> _Given instruction_
Write out the data below exactly as given, without any of its pictures.
***** Data provided *****
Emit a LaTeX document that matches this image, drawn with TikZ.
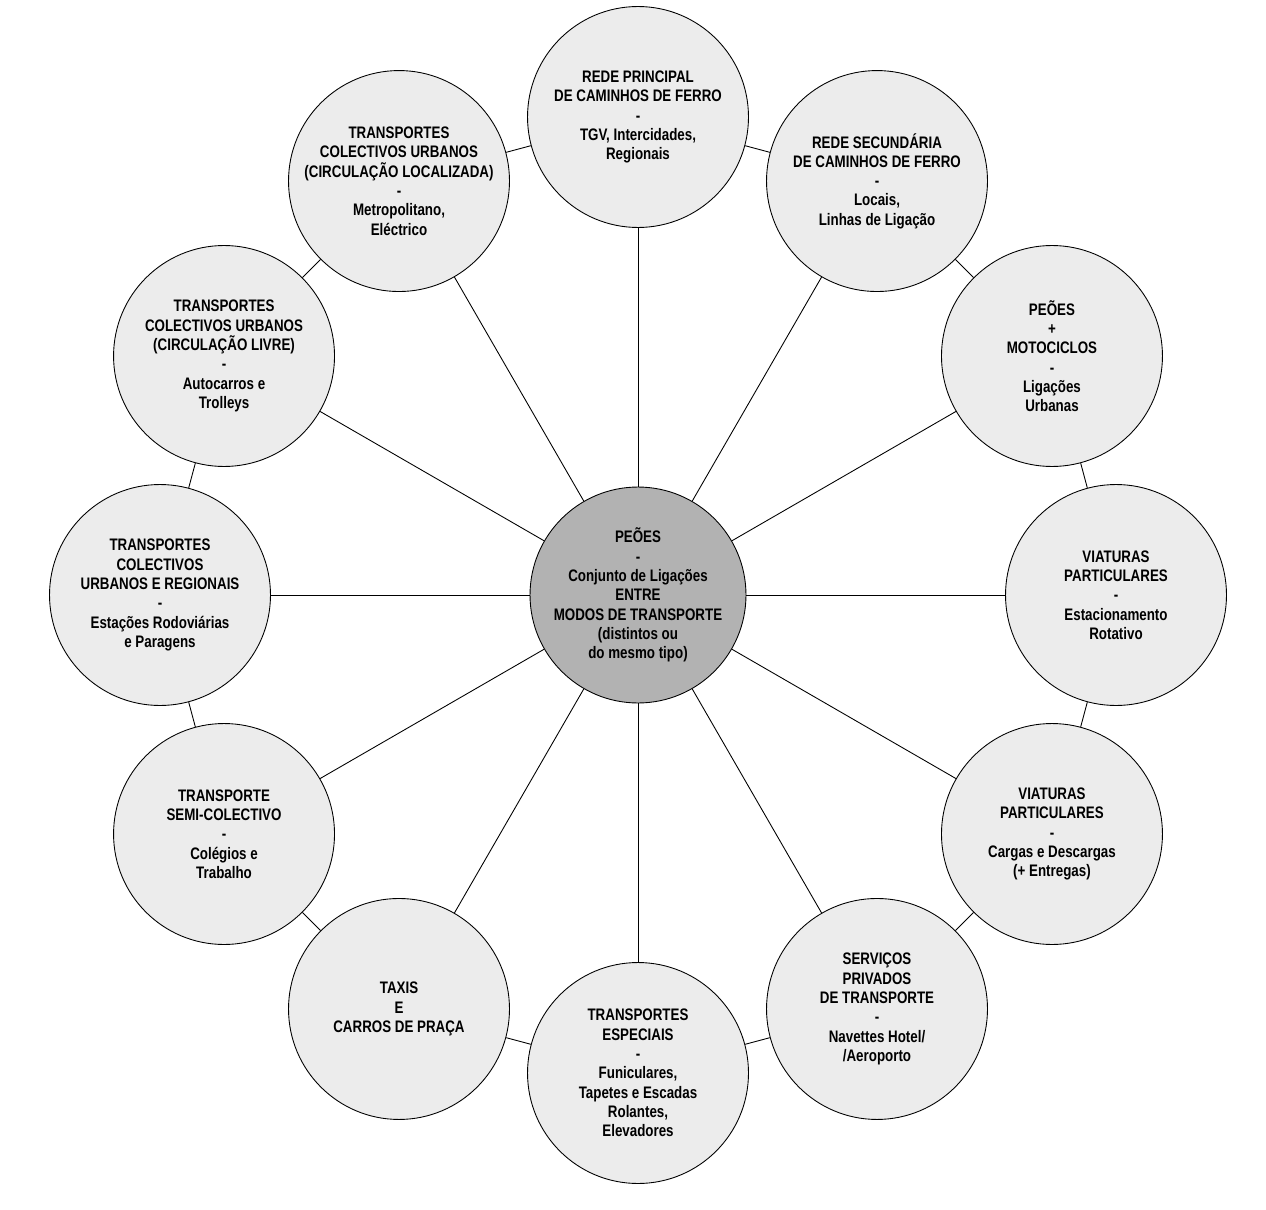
\documentclass[tikz,border=0pt]{standalone}
\usepackage{fontspec}
\setmainfont{Liberation Sans}[FakeStretch=0.8]
\usepackage{tikz}

\definecolor{ringgray}{HTML}{ECECEC}
\definecolor{hubgray}{HTML}{B2B2B2}

\tikzset{
	modo/.style={circle, draw, line width=0.5pt, fill=ringgray, minimum size=4.42cm,
		inner sep=0pt, align=center, font=\bfseries\fontsize{9.5}{11}\selectfont},
	nucleo/.style={modo, fill=hubgray, minimum size=4.32cm},
	ligacao/.style={line width=0.5pt}
}

\begin{document}
\begin{tikzpicture}[x=0.02cm, y=0.02cm]
			\useasboundingbox (0,0) rectangle (1266,-1209);

			\node[nucleo] (hub) at (638,-595) {PEÕES\\-\\Conjunto de Ligações\\ENTRE\\MODOS DE TRANSPORTE\\(distintos ou\\do mesmo tipo)};

			\foreach \i/\a/\txt in {
				1/90/{REDE PRINCIPAL\\DE CAMINHOS DE FERRO\\-\\TGV, Intercidades,\\Regionais},
				2/60/{REDE SECUNDÁRIA\\DE CAMINHOS DE FERRO\\-\\Locais,\\Linhas de Ligação},
				3/30/{PEÕES\\+\\MOTOCICLOS\\-\\Ligações\\Urbanas},
				4/0/{VIATURAS\\PARTICULARES\\-\\Estacionamento\\Rotativo},
				5/-30/{VIATURAS\\PARTICULARES\\-\\Cargas e Descargas\\(+ Entregas)},
				6/-60/{SERVIÇOS\\PRIVADOS\\DE TRANSPORTE\\-\\Navettes Hotel/\\/Aeroporto},
				7/-90/{TRANSPORTES\\ESPECIAIS\\-\\Funiculares,\\Tapetes e Escadas\\Rolantes,\\Elevadores},
				8/-120/{TAXIS\\E\\CARROS DE PRAÇA},
				9/-150/{TRANSPORTE\\SEMI-COLECTIVO\\-\\Colégios e\\Trabalho},
				10/180/{TRANSPORTES\\COLECTIVOS\\URBANOS E REGIONAIS\\-\\Estações Rodoviárias\\e Paragens},
				11/150/{TRANSPORTES\\COLECTIVOS URBANOS\\(CIRCULAÇÃO LIVRE)\\-\\Autocarros e\\Trolleys},
				12/120/{TRANSPORTES\\COLECTIVOS URBANOS\\(CIRCULAÇÃO LOCALIZADA)\\-\\Metropolitano,\\Eléctrico}} {

			\node[modo] (m\i) at ([shift={(\a:478)}]hub) {\txt};

			\draw[ligacao] (hub) -- (m\i); % raio
			}

			% anel exterior
			\foreach \i in {1,...,12} {
			\pgfmathtruncatemacro\j{mod(\i,12)+1}
			\draw[ligacao] (m\i) -- (m\j); }
		\end{tikzpicture}
\end{document}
*****
> _Response_
Emit a LaTeX document that matches this image, drawn with TikZ.
\documentclass[tikz,border=0pt]{standalone}
\usepackage{fontspec}
\setmainfont{Liberation Sans}[FakeStretch=0.8]
\usepackage{tikz}

\definecolor{ringgray}{HTML}{ECECEC}
\definecolor{hubgray}{HTML}{B2B2B2}

\tikzset{
	modo/.style={circle, draw, line width=0.5pt, fill=ringgray, minimum size=4.42cm,
		inner sep=0pt, align=center, font=\bfseries\fontsize{9.5}{11}\selectfont},
	nucleo/.style={modo, fill=hubgray, minimum size=4.32cm},
	ligacao/.style={line width=0.5pt}
}

\begin{document}
\begin{tikzpicture}[x=0.02cm, y=0.02cm]
			\useasboundingbox (0,0) rectangle (1266,-1209);

			\node[nucleo] (hub) at (638,-595) {PEÕES\\-\\Conjunto de Ligações\\ENTRE\\MODOS DE TRANSPORTE\\(distintos ou\\do mesmo tipo)};

			\foreach \i/\a/\txt in {
				1/90/{REDE PRINCIPAL\\DE CAMINHOS DE FERRO\\-\\TGV, Intercidades,\\Regionais},
				2/60/{REDE SECUNDÁRIA\\DE CAMINHOS DE FERRO\\-\\Locais,\\Linhas de Ligação},
				3/30/{PEÕES\\+\\MOTOCICLOS\\-\\Ligações\\Urbanas},
				4/0/{VIATURAS\\PARTICULARES\\-\\Estacionamento\\Rotativo},
				5/-30/{VIATURAS\\PARTICULARES\\-\\Cargas e Descargas\\(+ Entregas)},
				6/-60/{SERVIÇOS\\PRIVADOS\\DE TRANSPORTE\\-\\Navettes Hotel/\\/Aeroporto},
				7/-90/{TRANSPORTES\\ESPECIAIS\\-\\Funiculares,\\Tapetes e Escadas\\Rolantes,\\Elevadores},
				8/-120/{TAXIS\\E\\CARROS DE PRAÇA},
				9/-150/{TRANSPORTE\\SEMI-COLECTIVO\\-\\Colégios e\\Trabalho},
				10/180/{TRANSPORTES\\COLECTIVOS\\URBANOS E REGIONAIS\\-\\Estações Rodoviárias\\e Paragens},
				11/150/{TRANSPORTES\\COLECTIVOS URBANOS\\(CIRCULAÇÃO LIVRE)\\-\\Autocarros e\\Trolleys},
				12/120/{TRANSPORTES\\COLECTIVOS URBANOS\\(CIRCULAÇÃO LOCALIZADA)\\-\\Metropolitano,\\Eléctrico}} {

			\node[modo] (m\i) at ([shift={(\a:478)}]hub) {\txt};

			\draw[ligacao] (hub) -- (m\i); % raio
			}

			% anel exterior
			\foreach \i in {1,...,12} {
			\pgfmathtruncatemacro\j{mod(\i,12)+1}
			\draw[ligacao] (m\i) -- (m\j); }
		\end{tikzpicture}
\end{document}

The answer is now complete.